▶ What to do
Scan the records for the word "this". Copy each line that includes it.

▶ Supplied material
* * * *

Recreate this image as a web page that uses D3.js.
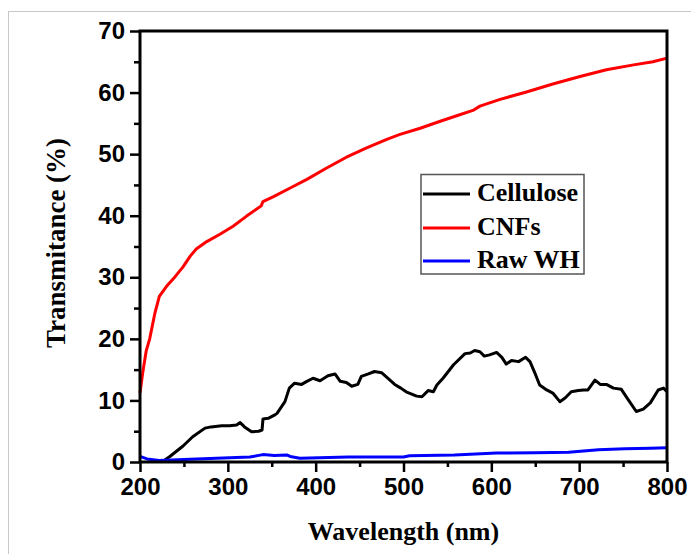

* * * *

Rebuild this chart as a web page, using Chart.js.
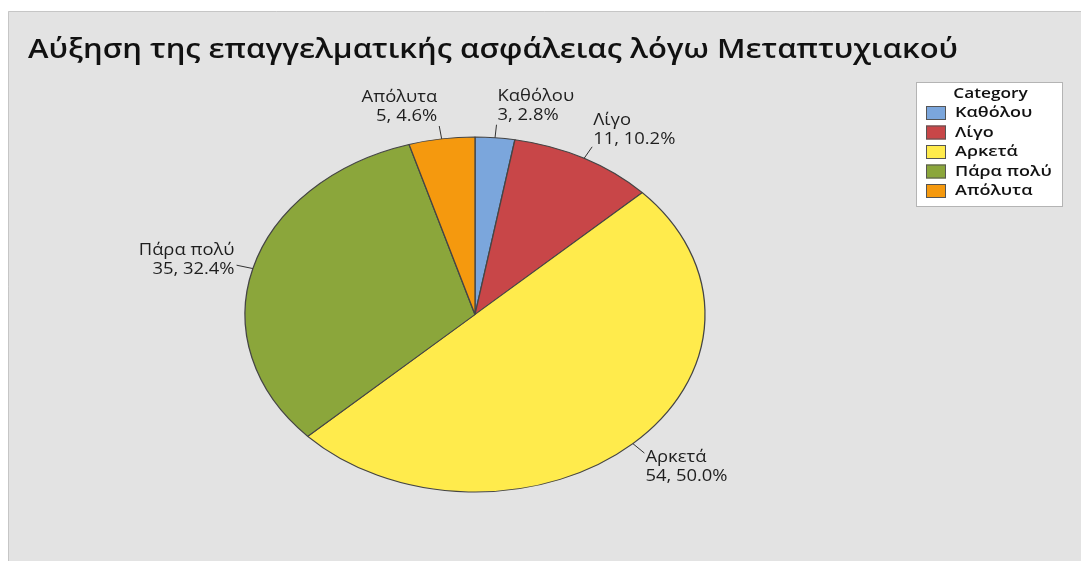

* * * *

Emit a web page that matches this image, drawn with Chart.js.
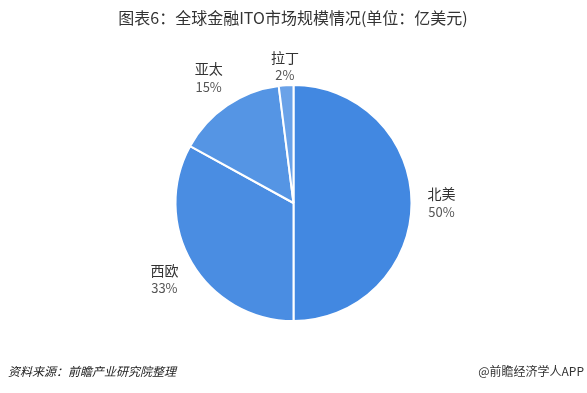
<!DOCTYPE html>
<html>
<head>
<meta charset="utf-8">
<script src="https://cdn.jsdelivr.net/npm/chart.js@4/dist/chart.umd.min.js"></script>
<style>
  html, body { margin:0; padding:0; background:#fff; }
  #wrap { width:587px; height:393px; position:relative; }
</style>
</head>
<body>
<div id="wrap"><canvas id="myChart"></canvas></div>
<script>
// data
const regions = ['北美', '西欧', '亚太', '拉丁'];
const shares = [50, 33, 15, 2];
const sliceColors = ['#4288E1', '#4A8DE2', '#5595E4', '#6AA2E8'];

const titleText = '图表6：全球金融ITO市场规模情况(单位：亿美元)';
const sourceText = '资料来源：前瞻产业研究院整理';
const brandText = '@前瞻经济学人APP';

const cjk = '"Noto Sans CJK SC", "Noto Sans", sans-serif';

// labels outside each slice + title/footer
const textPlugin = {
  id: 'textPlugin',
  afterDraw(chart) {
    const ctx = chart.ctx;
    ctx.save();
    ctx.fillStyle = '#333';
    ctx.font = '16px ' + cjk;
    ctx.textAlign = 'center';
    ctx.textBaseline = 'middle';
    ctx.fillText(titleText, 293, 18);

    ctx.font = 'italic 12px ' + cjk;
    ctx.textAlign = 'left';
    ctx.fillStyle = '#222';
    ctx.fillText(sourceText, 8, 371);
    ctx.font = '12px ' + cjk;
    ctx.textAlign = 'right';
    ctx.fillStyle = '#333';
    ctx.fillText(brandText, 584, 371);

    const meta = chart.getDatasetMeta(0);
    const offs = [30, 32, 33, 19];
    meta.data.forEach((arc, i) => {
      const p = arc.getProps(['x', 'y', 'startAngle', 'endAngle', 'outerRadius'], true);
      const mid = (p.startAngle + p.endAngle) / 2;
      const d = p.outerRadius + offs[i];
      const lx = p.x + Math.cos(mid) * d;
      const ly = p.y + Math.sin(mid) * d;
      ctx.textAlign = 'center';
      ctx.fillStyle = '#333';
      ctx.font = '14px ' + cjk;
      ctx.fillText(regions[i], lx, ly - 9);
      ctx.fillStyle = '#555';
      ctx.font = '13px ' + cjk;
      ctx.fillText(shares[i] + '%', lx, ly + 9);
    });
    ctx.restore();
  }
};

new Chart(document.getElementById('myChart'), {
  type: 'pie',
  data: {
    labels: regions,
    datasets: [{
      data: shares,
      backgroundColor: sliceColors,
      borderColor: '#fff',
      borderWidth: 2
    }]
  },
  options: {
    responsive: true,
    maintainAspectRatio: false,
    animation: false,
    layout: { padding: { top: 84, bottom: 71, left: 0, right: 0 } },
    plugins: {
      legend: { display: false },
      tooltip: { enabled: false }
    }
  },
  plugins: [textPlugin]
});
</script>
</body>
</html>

* * * *

▶ Finished task
Recreate this image as a web page that uses D3.js.
Rebuild this chart as a web page, using Chart.js.
Emit a web page that matches this image, drawn with Chart.js.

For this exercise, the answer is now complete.